> _Given material_
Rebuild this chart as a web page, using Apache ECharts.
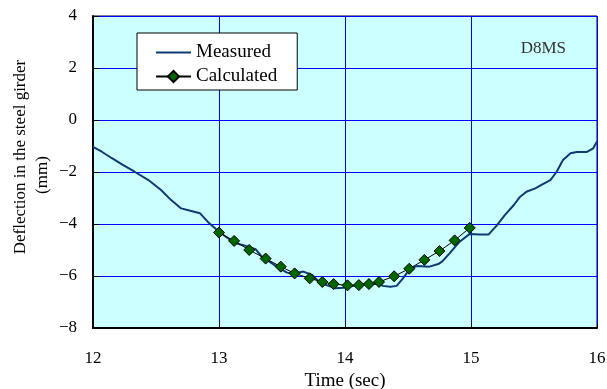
<!DOCTYPE html>
<html>
<head>
<meta charset="utf-8">
<script src="https://cdn.jsdelivr.net/npm/echarts@6/dist/echarts.min.js"></script>
<style>
  html, body { margin: 0; padding: 0; background: #fff; }
  #chart { width: 607px; height: 389px; }
</style>
</head>
<body>
<div id="chart"></div>
<script>
// measured deflection trace (time in sec, deflection in mm)
const measuredTime = [12.00, 12.07, 12.15, 12.23, 12.33, 12.44, 12.54, 12.62, 12.70, 12.78, 12.85, 12.91,
  13.00, 13.12, 13.22, 13.29, 13.34, 13.40, 13.48, 13.54, 13.59, 13.67, 13.74, 13.80, 13.87, 13.92, 13.99,
  14.07, 14.17, 14.28, 14.30, 14.36, 14.41, 14.46, 14.52, 14.57, 14.67, 14.74, 14.77, 14.83, 14.91, 14.99,
  15.07, 15.14, 15.20, 15.27, 15.34, 15.39, 15.44, 15.51, 15.57, 15.63, 15.68, 15.73, 15.79, 15.84, 15.92, 15.97, 16.00];
const measuredValue = [-1.03, -1.22, -1.47, -1.71, -1.99, -2.31, -2.69, -3.08, -3.40, -3.50, -3.59, -3.91,
  -4.30, -4.72, -4.85, -4.97, -5.26, -5.45, -5.71, -5.87, -5.90, -5.83, -5.96, -6.26, -6.38, -6.47, -6.45,
  -6.38, -6.31, -6.31, -6.38, -6.41, -6.38, -6.09, -5.70, -5.62, -5.64, -5.54, -5.45, -5.13, -4.68, -4.38,
  -4.40, -4.40, -4.08, -3.65, -3.27, -2.95, -2.76, -2.63, -2.47, -2.31, -1.99, -1.54, -1.28, -1.23, -1.23, -1.09, -0.83];

// calculated points
const calcTime = [13.00, 13.12, 13.24, 13.37, 13.49, 13.60, 13.72, 13.82, 13.91, 14.02, 14.11, 14.19, 14.27,
  14.39, 14.51, 14.63, 14.75, 14.87, 14.99];
const calcValue = [-4.33, -4.65, -5.00, -5.33, -5.64, -5.90, -6.09, -6.23, -6.31, -6.36, -6.35, -6.31, -6.23,
  -6.01, -5.72, -5.38, -5.04, -4.63, -4.15];

const xTicks = [12, 13, 14, 15, 16];
const yTicks = [-8, -6, -4, -2, 0, 2, 4];

const serif = '"Liberation Serif", "DejaVu Serif", serif';
const navy = '#0d3a73';

const chart = echarts.init(document.getElementById('chart'));

chart.setOption({
  animation: false,
  backgroundColor: '#ffffff',
  textStyle: { fontFamily: serif },
  grid: {
    left: 93,
    right: 10,
    top: 16,
    bottom: 61,
    outerBoundsMode: 'none',
    show: true,
    backgroundColor: '#ccffff',
    borderColor: '#000033',
    borderWidth: 1
  },
  legend: {
    orient: 'vertical',
    left: 137,
    top: 33,
    padding: [10, 20, 4, 18],
    itemWidth: 35,
    itemHeight: 14,
    itemGap: 5,
    backgroundColor: '#ffffff',
    borderColor: '#000000',
    borderWidth: 1,
    textStyle: { fontFamily: serif, fontSize: 19, color: '#000' },
    data: [
      { name: 'Measured', icon: 'path://M0,0 L35,0 L35,2 L0,2 Z', itemStyle: { color: navy } },
      'Calculated'
    ]
  },
  xAxis: {
    type: 'value',
    min: xTicks[0],
    max: xTicks[xTicks.length - 1],
    interval: 1,
    name: 'Time (sec)',
    nameLocation: 'middle',
    nameGap: 41,
    nameTextStyle: { fontFamily: serif, fontSize: 19, color: '#000' },
    axisLine: { onZero: false, lineStyle: { color: '#000', width: 2 } },
    axisTick: { inside: true, length: 5, lineStyle: { color: '#000' } },
    axisLabel: { fontFamily: serif, fontSize: 17, color: '#000', margin: 22 },
    splitLine: { show: true, lineStyle: { color: '#0000ff', width: 1 } }
  },
  yAxis: {
    type: 'value',
    min: yTicks[0],
    max: yTicks[yTicks.length - 1],
    interval: 2,
    axisLine: { show: true, onZero: false, lineStyle: { color: '#000', width: 2 } },
    axisTick: { show: true, inside: true, length: 6, lineStyle: { color: '#000' } },
    axisLabel: {
      fontFamily: serif, fontSize: 17, color: '#000', margin: 16,
      formatter: v => String(v).replace('-', '\u2212')
    },
    splitLine: { show: true, lineStyle: { color: '#0000ff', width: 1 } }
  },
  graphic: [
    {
      type: 'text',
      x: 21, y: 157,
      rotation: Math.PI / 2,
      style: {
        text: 'Deflection in the steel girder',
        font: '17px ' + serif,
        fill: '#000',
        textAlign: 'center',
        textVerticalAlign: 'middle'
      }
    },
    {
      type: 'text',
      x: 43, y: 175,
      rotation: Math.PI / 2,
      style: {
        text: '(mm)',
        font: '17px ' + serif,
        fill: '#000',
        textAlign: 'center',
        textVerticalAlign: 'middle'
      }
    },
    {
      type: 'text',
      x: 566, y: 49,
      style: {
        text: 'D8MS',
        font: '17px ' + serif,
        fill: '#333',
        textAlign: 'right',
        textVerticalAlign: 'middle'
      }
    }
  ],
  series: [
    {
      name: 'Measured',
      type: 'line',
      showSymbol: false,
      symbol: 'none',
      lineStyle: { color: navy, width: 2 },
      itemStyle: { color: navy },
      data: measuredTime.map((t, i) => [t, measuredValue[i]]),
      z: 2
    },
    {
      name: 'Calculated',
      type: 'line',
      symbol: 'diamond',
      symbolSize: 11,
      lineStyle: { color: '#000', width: 1 },
      itemStyle: { color: '#006600', borderColor: '#000', borderWidth: 1 },
      data: calcTime.map((t, i) => [t, calcValue[i]]),
      z: 3
    }
  ]
});
</script>
</body>
</html>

> _Instruction_
Copy the material shown above in full and exactly. Skip the pictures.

> _Correct result_
Rebuild this chart as a web page, using Apache ECharts.
<!DOCTYPE html>
<html>
<head>
<meta charset="utf-8">
<script src="https://cdn.jsdelivr.net/npm/echarts@6/dist/echarts.min.js"></script>
<style>
  html, body { margin: 0; padding: 0; background: #fff; }
  #chart { width: 607px; height: 389px; }
</style>
</head>
<body>
<div id="chart"></div>
<script>
// measured deflection trace (time in sec, deflection in mm)
const measuredTime = [12.00, 12.07, 12.15, 12.23, 12.33, 12.44, 12.54, 12.62, 12.70, 12.78, 12.85, 12.91,
  13.00, 13.12, 13.22, 13.29, 13.34, 13.40, 13.48, 13.54, 13.59, 13.67, 13.74, 13.80, 13.87, 13.92, 13.99,
  14.07, 14.17, 14.28, 14.30, 14.36, 14.41, 14.46, 14.52, 14.57, 14.67, 14.74, 14.77, 14.83, 14.91, 14.99,
  15.07, 15.14, 15.20, 15.27, 15.34, 15.39, 15.44, 15.51, 15.57, 15.63, 15.68, 15.73, 15.79, 15.84, 15.92, 15.97, 16.00];
const measuredValue = [-1.03, -1.22, -1.47, -1.71, -1.99, -2.31, -2.69, -3.08, -3.40, -3.50, -3.59, -3.91,
  -4.30, -4.72, -4.85, -4.97, -5.26, -5.45, -5.71, -5.87, -5.90, -5.83, -5.96, -6.26, -6.38, -6.47, -6.45,
  -6.38, -6.31, -6.31, -6.38, -6.41, -6.38, -6.09, -5.70, -5.62, -5.64, -5.54, -5.45, -5.13, -4.68, -4.38,
  -4.40, -4.40, -4.08, -3.65, -3.27, -2.95, -2.76, -2.63, -2.47, -2.31, -1.99, -1.54, -1.28, -1.23, -1.23, -1.09, -0.83];

// calculated points
const calcTime = [13.00, 13.12, 13.24, 13.37, 13.49, 13.60, 13.72, 13.82, 13.91, 14.02, 14.11, 14.19, 14.27,
  14.39, 14.51, 14.63, 14.75, 14.87, 14.99];
const calcValue = [-4.33, -4.65, -5.00, -5.33, -5.64, -5.90, -6.09, -6.23, -6.31, -6.36, -6.35, -6.31, -6.23,
  -6.01, -5.72, -5.38, -5.04, -4.63, -4.15];

const xTicks = [12, 13, 14, 15, 16];
const yTicks = [-8, -6, -4, -2, 0, 2, 4];

const serif = '"Liberation Serif", "DejaVu Serif", serif';
const navy = '#0d3a73';

const chart = echarts.init(document.getElementById('chart'));

chart.setOption({
  animation: false,
  backgroundColor: '#ffffff',
  textStyle: { fontFamily: serif },
  grid: {
    left: 93,
    right: 10,
    top: 16,
    bottom: 61,
    outerBoundsMode: 'none',
    show: true,
    backgroundColor: '#ccffff',
    borderColor: '#000033',
    borderWidth: 1
  },
  legend: {
    orient: 'vertical',
    left: 137,
    top: 33,
    padding: [10, 20, 4, 18],
    itemWidth: 35,
    itemHeight: 14,
    itemGap: 5,
    backgroundColor: '#ffffff',
    borderColor: '#000000',
    borderWidth: 1,
    textStyle: { fontFamily: serif, fontSize: 19, color: '#000' },
    data: [
      { name: 'Measured', icon: 'path://M0,0 L35,0 L35,2 L0,2 Z', itemStyle: { color: navy } },
      'Calculated'
    ]
  },
  xAxis: {
    type: 'value',
    min: xTicks[0],
    max: xTicks[xTicks.length - 1],
    interval: 1,
    name: 'Time (sec)',
    nameLocation: 'middle',
    nameGap: 41,
    nameTextStyle: { fontFamily: serif, fontSize: 19, color: '#000' },
    axisLine: { onZero: false, lineStyle: { color: '#000', width: 2 } },
    axisTick: { inside: true, length: 5, lineStyle: { color: '#000' } },
    axisLabel: { fontFamily: serif, fontSize: 17, color: '#000', margin: 22 },
    splitLine: { show: true, lineStyle: { color: '#0000ff', width: 1 } }
  },
  yAxis: {
    type: 'value',
    min: yTicks[0],
    max: yTicks[yTicks.length - 1],
    interval: 2,
    axisLine: { show: true, onZero: false, lineStyle: { color: '#000', width: 2 } },
    axisTick: { show: true, inside: true, length: 6, lineStyle: { color: '#000' } },
    axisLabel: {
      fontFamily: serif, fontSize: 17, color: '#000', margin: 16,
      formatter: v => String(v).replace('-', '\u2212')
    },
    splitLine: { show: true, lineStyle: { color: '#0000ff', width: 1 } }
  },
  graphic: [
    {
      type: 'text',
      x: 21, y: 157,
      rotation: Math.PI / 2,
      style: {
        text: 'Deflection in the steel girder',
        font: '17px ' + serif,
        fill: '#000',
        textAlign: 'center',
        textVerticalAlign: 'middle'
      }
    },
    {
      type: 'text',
      x: 43, y: 175,
      rotation: Math.PI / 2,
      style: {
        text: '(mm)',
        font: '17px ' + serif,
        fill: '#000',
        textAlign: 'center',
        textVerticalAlign: 'middle'
      }
    },
    {
      type: 'text',
      x: 566, y: 49,
      style: {
        text: 'D8MS',
        font: '17px ' + serif,
        fill: '#333',
        textAlign: 'right',
        textVerticalAlign: 'middle'
      }
    }
  ],
  series: [
    {
      name: 'Measured',
      type: 'line',
      showSymbol: false,
      symbol: 'none',
      lineStyle: { color: navy, width: 2 },
      itemStyle: { color: navy },
      data: measuredTime.map((t, i) => [t, measuredValue[i]]),
      z: 2
    },
    {
      name: 'Calculated',
      type: 'line',
      symbol: 'diamond',
      symbolSize: 11,
      lineStyle: { color: '#000', width: 1 },
      itemStyle: { color: '#006600', borderColor: '#000', borderWidth: 1 },
      data: calcTime.map((t, i) => [t, calcValue[i]]),
      z: 3
    }
  ]
});
</script>
</body>
</html>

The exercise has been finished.